■ Required task ■
Collect every line that includes the string "with".

Data extracted from a collection
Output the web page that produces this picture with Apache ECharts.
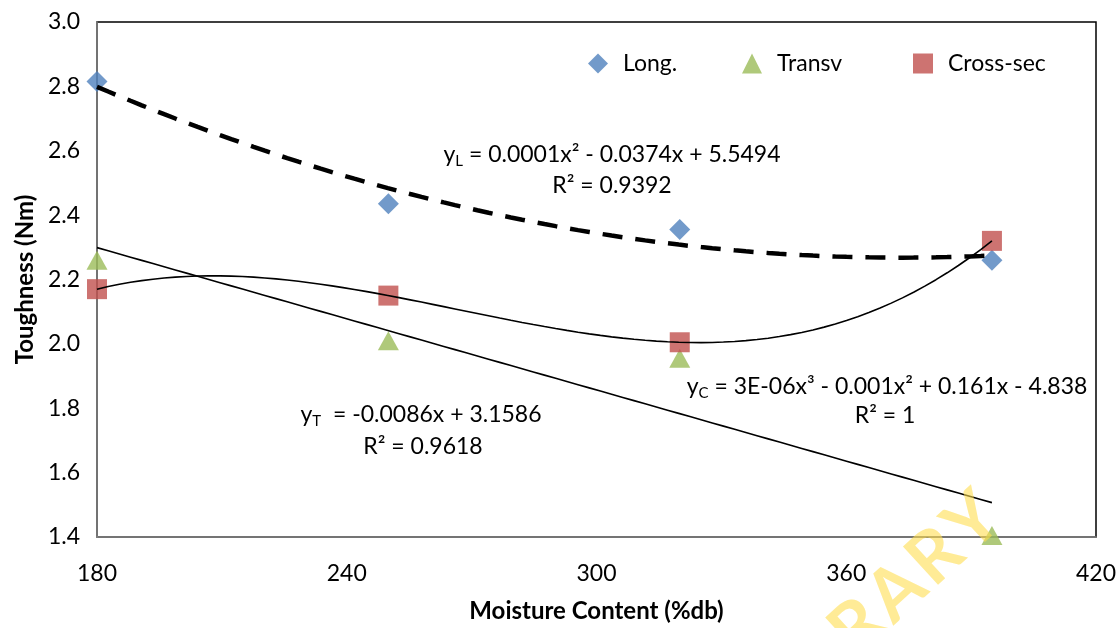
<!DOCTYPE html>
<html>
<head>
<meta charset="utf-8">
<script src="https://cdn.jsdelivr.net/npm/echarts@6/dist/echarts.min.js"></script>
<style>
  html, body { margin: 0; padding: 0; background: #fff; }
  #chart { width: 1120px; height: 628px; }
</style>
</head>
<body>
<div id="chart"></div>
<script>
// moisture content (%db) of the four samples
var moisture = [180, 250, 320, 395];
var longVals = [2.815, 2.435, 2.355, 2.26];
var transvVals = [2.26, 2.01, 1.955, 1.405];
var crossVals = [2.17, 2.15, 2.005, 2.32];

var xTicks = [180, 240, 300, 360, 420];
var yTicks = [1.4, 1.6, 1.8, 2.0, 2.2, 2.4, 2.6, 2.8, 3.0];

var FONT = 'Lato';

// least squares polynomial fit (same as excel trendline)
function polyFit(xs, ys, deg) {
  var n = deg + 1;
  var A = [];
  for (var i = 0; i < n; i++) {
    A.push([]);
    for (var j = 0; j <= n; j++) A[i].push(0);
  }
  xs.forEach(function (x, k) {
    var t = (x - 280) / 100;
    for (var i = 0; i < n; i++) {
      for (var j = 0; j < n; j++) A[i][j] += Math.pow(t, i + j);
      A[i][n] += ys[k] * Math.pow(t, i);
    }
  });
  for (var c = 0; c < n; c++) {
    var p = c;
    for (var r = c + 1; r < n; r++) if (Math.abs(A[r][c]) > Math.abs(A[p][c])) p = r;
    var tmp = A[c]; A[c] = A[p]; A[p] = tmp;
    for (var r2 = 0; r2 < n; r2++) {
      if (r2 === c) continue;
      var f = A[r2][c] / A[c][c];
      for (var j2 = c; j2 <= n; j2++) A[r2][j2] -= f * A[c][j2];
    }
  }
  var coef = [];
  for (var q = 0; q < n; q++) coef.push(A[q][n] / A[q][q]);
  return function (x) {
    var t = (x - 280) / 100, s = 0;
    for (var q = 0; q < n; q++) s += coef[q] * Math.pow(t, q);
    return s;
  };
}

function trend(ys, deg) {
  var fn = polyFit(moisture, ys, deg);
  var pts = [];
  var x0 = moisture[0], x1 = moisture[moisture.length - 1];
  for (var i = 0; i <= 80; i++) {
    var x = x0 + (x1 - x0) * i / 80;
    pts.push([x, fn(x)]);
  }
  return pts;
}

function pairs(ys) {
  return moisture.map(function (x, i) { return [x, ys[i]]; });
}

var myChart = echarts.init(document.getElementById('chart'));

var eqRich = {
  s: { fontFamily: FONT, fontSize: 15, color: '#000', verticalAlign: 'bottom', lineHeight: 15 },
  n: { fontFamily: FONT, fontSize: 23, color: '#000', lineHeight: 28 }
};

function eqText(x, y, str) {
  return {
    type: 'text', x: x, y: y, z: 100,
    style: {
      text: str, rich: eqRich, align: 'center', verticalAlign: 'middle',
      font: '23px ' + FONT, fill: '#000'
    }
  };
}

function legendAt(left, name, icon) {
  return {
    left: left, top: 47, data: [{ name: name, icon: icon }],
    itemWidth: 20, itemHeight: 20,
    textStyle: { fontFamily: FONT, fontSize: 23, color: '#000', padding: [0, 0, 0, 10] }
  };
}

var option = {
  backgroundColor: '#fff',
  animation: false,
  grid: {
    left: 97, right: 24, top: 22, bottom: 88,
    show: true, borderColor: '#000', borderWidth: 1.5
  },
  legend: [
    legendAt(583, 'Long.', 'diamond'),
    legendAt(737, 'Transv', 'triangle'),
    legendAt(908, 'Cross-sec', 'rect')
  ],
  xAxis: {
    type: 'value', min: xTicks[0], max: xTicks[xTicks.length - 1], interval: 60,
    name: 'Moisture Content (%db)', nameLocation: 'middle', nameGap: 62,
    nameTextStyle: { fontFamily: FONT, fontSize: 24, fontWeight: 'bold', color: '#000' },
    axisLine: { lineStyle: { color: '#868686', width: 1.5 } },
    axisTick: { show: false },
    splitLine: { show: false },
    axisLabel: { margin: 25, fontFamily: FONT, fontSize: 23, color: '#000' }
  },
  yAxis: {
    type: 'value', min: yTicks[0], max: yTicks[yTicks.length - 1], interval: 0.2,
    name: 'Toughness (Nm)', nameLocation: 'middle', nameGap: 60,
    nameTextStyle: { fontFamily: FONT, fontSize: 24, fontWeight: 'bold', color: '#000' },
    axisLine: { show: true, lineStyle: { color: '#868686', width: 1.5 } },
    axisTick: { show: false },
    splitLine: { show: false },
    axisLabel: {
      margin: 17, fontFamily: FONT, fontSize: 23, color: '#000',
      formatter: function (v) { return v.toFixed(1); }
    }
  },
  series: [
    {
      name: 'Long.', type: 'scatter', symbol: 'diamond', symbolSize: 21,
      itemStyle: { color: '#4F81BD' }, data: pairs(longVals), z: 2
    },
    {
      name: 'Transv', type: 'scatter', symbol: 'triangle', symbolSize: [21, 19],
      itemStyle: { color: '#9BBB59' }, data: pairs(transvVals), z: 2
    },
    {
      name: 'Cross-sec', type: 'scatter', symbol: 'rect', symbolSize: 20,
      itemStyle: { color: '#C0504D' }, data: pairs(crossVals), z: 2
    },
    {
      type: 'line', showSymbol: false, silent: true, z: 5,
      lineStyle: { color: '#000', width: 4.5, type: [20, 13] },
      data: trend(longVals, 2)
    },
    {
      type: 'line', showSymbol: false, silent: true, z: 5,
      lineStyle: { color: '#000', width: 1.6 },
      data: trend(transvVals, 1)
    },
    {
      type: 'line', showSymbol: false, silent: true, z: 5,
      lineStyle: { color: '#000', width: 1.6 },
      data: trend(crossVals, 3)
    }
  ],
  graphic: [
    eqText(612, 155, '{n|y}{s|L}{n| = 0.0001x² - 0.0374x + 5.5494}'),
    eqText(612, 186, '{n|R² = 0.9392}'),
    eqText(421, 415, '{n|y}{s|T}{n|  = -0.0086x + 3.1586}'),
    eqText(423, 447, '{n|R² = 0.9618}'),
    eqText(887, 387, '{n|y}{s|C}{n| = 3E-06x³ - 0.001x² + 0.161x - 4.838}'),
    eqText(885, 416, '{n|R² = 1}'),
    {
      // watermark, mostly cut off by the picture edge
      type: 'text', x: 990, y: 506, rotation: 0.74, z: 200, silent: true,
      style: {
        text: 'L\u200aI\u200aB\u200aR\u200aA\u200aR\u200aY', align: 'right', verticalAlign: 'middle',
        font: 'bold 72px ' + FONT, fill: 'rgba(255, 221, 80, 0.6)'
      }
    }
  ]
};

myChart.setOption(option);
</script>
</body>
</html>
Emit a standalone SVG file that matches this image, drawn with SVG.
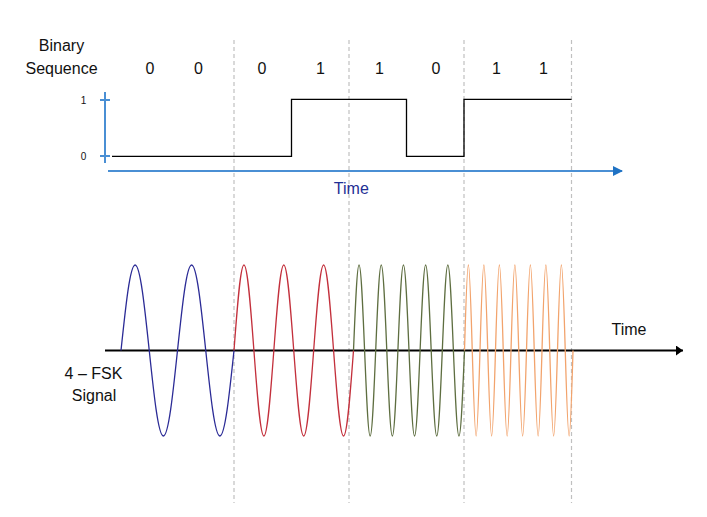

■ Solution to the problem ■
Output the web page that produces this picture with Apache ECharts.
Emit a standalone SVG file that matches this image, drawn with SVG.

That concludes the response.